A Manuel Mostaza Barrios, fiel amigo

Quizás sea verdad eso de que el tiempo no pasa, sino que somos nosotros los que pasamos, lo que, por otra parte, no es baladí, porque entonces nada debemos dejar a su arbitrio. Pero, sea como fuere, lo cierto es que poco a poco el otoño se va enseñoreando del paisaje llenándolo de hojas caídas que un día se sintieron plenas de vida, de agua en los arroyos polvorientos, de olor a tierra húmeda que aguarda con su vientre a la intemperie el paso de la diosa Ceres para ser fecundada al tiempo que la berrea inunda los montes en un grito de vida antes de que el invierno recluya todo en silencio helado. Y mientras, los vientos cambiantes de esta estación de tránsito cimbrean las copas de los árboles y hasta hacen tañer las campanas de los viejos campanarios de nuestros pueblos, el aire se llena de olor a leña y a castañas asadas en la paz del hogar, que siempre calienta más que el de una casa, mucho más y para más tiempo.

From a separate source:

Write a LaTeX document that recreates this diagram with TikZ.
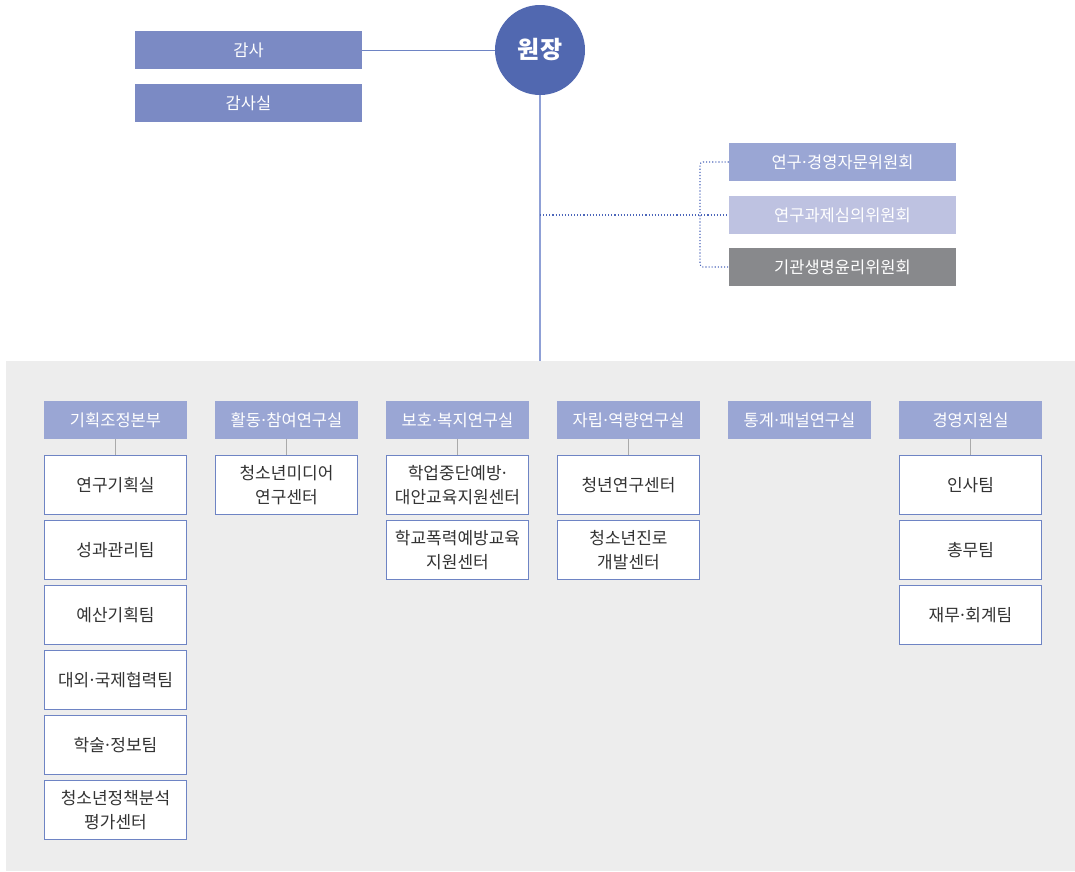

Muchos otoños he paseado las tierras sanabresas guiado por mi caro amigo Manuel, dejando que la lluvia tenue nos fuese mojando casi pidiendo disculpas, escuchando el quejido de las hojas agonizantes bajo nuestros pies, enredados en conversaciones sobre lo humano y lo divino, o recogiendo castañas de su centenario Furueto en su Santa Colomba. Y muchos otoños he paseado y paseo por los campos de Cercedilla, donde vivo, y donde quizás me vine porque era lo más parecido que había a Sanabria cerca de Madrid, oyendo la voz del otoño tras el ulular del viento enredado en los pinos y robles mientras el ganado pace en la paz de la inconsciencia.

Y en esa paz de los campos que se sacuden el polvo del cansino verano como el viajero que se atusa el traje con aire displicente tras un largo y tedioso trayecto, el otoño me invita al sosiego y la reflexión, a la interiorización de sentimientos y emociones vividas o por vivir, de deseos que quizás nos asaltaron en la jovialidad veraniega y que ahora piden ser tejidos con calma para no morir siendo solo deseos, la peor muerte para un sueño. Y también me convoca a ir arrinconando y adormeciendo los recuerdos en un rincón del alma para que dejen hueco a las nuevas vivencias que un día serán también recuerdo, salvo aquellas que se grabarán de tal manera en la piel de nuestra alma que se convertirán en nosotros mismos para acompañarnos hasta el más allá, si es que hay algún lugar donde ir cuando ya no vayamos a ningún sitio.

Porque el otoño no es solo una llamada a los sueños entre las brumas del amanecer, sino un empuje a hacerlos realidad, a no dejar que se escapen entre nuestros dedos por no haber sido capaces de cerrar la mano para acogerlos sin miedo, aunque a veces duelan, por no habernos dejado llevar en el pliegue de sus alas allá donde queremos ir, por no haber dejado el corazón entreabierto para que un aroma bandolero entrase y pusiese la casa de nuestra alma patas arriba para recolocar algunos muebles, desprenderse de muchos y traer nuevos, muchos nuevos, que darán hasta color novedoso a los viejos. En definitiva, el otoño me evoca la necesidad de desplegar el capote de la vida para darle una templada verónica a la cotidianeidad y los temores, a la rutina y los sinsabores, al lorquiano negro toro de pena que a veces es la vida para que agache la cerviz y dance al son de la música que nos recuerda que la felicidad no es un regalo, sino el premio a la valentía de haber sacado a bailar, como canta The Boss, a esa chica de azul dispuesta a decir sí.

Así que ahora que va cayendo la tarde y el sol se refugia tras los montes, ahora que el otoño poco a poco va invadiendo el espacio y el alma, bien están estos versos de Mario Benedetti, para que el próximo otoño los sueños de este no sean un recuerdo vacío por no haberlos vivido: “ahora que calienta el corazón/aunque sea de a ratos y de a poco/pensemos y sintamos todavía/con el viejo cariño que nos queda”.